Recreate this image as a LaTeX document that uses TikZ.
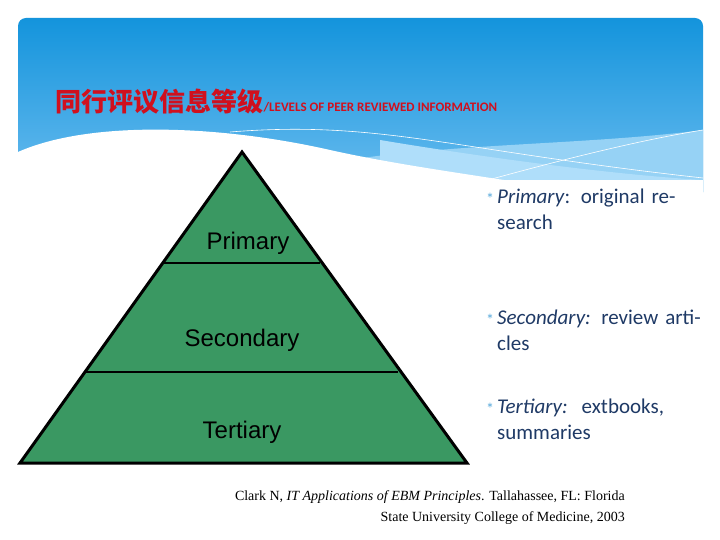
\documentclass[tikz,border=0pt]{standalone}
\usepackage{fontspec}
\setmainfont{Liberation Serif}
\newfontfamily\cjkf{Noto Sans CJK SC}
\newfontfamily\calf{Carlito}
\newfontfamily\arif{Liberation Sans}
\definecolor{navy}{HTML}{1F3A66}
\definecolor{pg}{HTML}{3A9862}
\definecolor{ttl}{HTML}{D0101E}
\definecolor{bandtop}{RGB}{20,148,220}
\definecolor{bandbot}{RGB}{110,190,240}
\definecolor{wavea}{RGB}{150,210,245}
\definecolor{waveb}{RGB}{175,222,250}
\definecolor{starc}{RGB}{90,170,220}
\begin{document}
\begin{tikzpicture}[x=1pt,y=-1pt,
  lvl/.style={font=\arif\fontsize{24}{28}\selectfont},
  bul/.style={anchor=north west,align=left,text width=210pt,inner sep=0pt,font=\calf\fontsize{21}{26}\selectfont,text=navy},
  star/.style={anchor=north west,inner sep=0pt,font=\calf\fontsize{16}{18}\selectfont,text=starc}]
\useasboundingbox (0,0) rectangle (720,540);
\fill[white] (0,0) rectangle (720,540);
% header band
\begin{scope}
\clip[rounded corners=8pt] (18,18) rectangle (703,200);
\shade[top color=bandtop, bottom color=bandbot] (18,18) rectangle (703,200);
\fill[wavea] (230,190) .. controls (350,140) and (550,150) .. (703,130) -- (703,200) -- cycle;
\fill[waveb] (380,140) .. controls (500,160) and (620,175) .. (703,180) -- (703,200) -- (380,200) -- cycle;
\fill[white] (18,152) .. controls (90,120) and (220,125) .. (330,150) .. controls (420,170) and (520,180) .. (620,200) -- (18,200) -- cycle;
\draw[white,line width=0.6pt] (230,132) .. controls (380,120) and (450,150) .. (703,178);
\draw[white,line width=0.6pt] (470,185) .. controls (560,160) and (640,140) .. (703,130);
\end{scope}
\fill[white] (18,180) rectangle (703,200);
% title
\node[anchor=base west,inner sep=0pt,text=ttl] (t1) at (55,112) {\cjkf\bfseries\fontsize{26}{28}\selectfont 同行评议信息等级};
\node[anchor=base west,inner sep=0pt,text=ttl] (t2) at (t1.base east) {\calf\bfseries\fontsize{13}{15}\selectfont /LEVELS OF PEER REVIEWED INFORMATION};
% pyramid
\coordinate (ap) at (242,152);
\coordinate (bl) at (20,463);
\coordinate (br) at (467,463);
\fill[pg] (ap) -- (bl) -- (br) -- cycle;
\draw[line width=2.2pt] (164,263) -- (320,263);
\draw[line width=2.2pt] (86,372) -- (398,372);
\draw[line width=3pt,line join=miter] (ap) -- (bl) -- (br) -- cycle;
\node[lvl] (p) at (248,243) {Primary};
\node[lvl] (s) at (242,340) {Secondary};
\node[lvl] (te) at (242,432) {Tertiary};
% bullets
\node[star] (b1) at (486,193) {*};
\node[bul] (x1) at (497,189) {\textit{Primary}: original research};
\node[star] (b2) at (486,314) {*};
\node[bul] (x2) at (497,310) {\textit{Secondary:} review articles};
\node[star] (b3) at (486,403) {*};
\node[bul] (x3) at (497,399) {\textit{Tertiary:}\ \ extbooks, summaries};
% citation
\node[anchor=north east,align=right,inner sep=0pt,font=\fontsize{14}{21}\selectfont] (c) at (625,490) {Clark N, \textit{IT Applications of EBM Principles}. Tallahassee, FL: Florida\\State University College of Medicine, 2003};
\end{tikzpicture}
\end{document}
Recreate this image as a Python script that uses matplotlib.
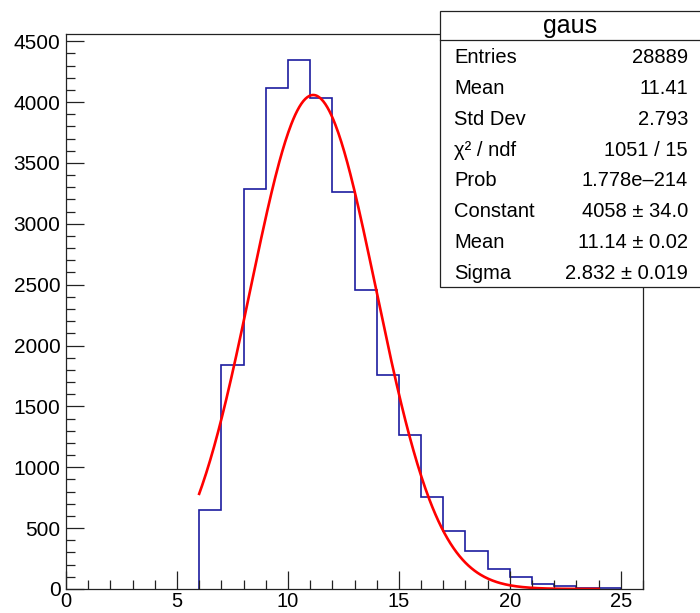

------------------------------

> **Stated task**
Every record above should be written out again without change, except that the pictures are left out.

> **Solution**
Recreate this image as a LaTeX document that uses TikZ.
\documentclass[tikz,border=0pt]{standalone}
\usepackage{fontspec}
\setmainfont{Liberation Serif}
\newfontfamily\cjkf{Noto Sans CJK SC}
\newfontfamily\calf{Carlito}
\newfontfamily\arif{Liberation Sans}
\definecolor{navy}{HTML}{1F3A66}
\definecolor{pg}{HTML}{3A9862}
\definecolor{ttl}{HTML}{D0101E}
\definecolor{bandtop}{RGB}{20,148,220}
\definecolor{bandbot}{RGB}{110,190,240}
\definecolor{wavea}{RGB}{150,210,245}
\definecolor{waveb}{RGB}{175,222,250}
\definecolor{starc}{RGB}{90,170,220}
\begin{document}
\begin{tikzpicture}[x=1pt,y=-1pt,
  lvl/.style={font=\arif\fontsize{24}{28}\selectfont},
  bul/.style={anchor=north west,align=left,text width=210pt,inner sep=0pt,font=\calf\fontsize{21}{26}\selectfont,text=navy},
  star/.style={anchor=north west,inner sep=0pt,font=\calf\fontsize{16}{18}\selectfont,text=starc}]
\useasboundingbox (0,0) rectangle (720,540);
\fill[white] (0,0) rectangle (720,540);
% header band
\begin{scope}
\clip[rounded corners=8pt] (18,18) rectangle (703,200);
\shade[top color=bandtop, bottom color=bandbot] (18,18) rectangle (703,200);
\fill[wavea] (230,190) .. controls (350,140) and (550,150) .. (703,130) -- (703,200) -- cycle;
\fill[waveb] (380,140) .. controls (500,160) and (620,175) .. (703,180) -- (703,200) -- (380,200) -- cycle;
\fill[white] (18,152) .. controls (90,120) and (220,125) .. (330,150) .. controls (420,170) and (520,180) .. (620,200) -- (18,200) -- cycle;
\draw[white,line width=0.6pt] (230,132) .. controls (380,120) and (450,150) .. (703,178);
\draw[white,line width=0.6pt] (470,185) .. controls (560,160) and (640,140) .. (703,130);
\end{scope}
\fill[white] (18,180) rectangle (703,200);
% title
\node[anchor=base west,inner sep=0pt,text=ttl] (t1) at (55,112) {\cjkf\bfseries\fontsize{26}{28}\selectfont 同行评议信息等级};
\node[anchor=base west,inner sep=0pt,text=ttl] (t2) at (t1.base east) {\calf\bfseries\fontsize{13}{15}\selectfont /LEVELS OF PEER REVIEWED INFORMATION};
% pyramid
\coordinate (ap) at (242,152);
\coordinate (bl) at (20,463);
\coordinate (br) at (467,463);
\fill[pg] (ap) -- (bl) -- (br) -- cycle;
\draw[line width=2.2pt] (164,263) -- (320,263);
\draw[line width=2.2pt] (86,372) -- (398,372);
\draw[line width=3pt,line join=miter] (ap) -- (bl) -- (br) -- cycle;
\node[lvl] (p) at (248,243) {Primary};
\node[lvl] (s) at (242,340) {Secondary};
\node[lvl] (te) at (242,432) {Tertiary};
% bullets
\node[star] (b1) at (486,193) {*};
\node[bul] (x1) at (497,189) {\textit{Primary}: original research};
\node[star] (b2) at (486,314) {*};
\node[bul] (x2) at (497,310) {\textit{Secondary:} review articles};
\node[star] (b3) at (486,403) {*};
\node[bul] (x3) at (497,399) {\textit{Tertiary:}\ \ extbooks, summaries};
% citation
\node[anchor=north east,align=right,inner sep=0pt,font=\fontsize{14}{21}\selectfont] (c) at (625,490) {Clark N, \textit{IT Applications of EBM Principles}. Tallahassee, FL: Florida\\State University College of Medicine, 2003};
\end{tikzpicture}
\end{document}
Recreate this image as a Python script that uses matplotlib.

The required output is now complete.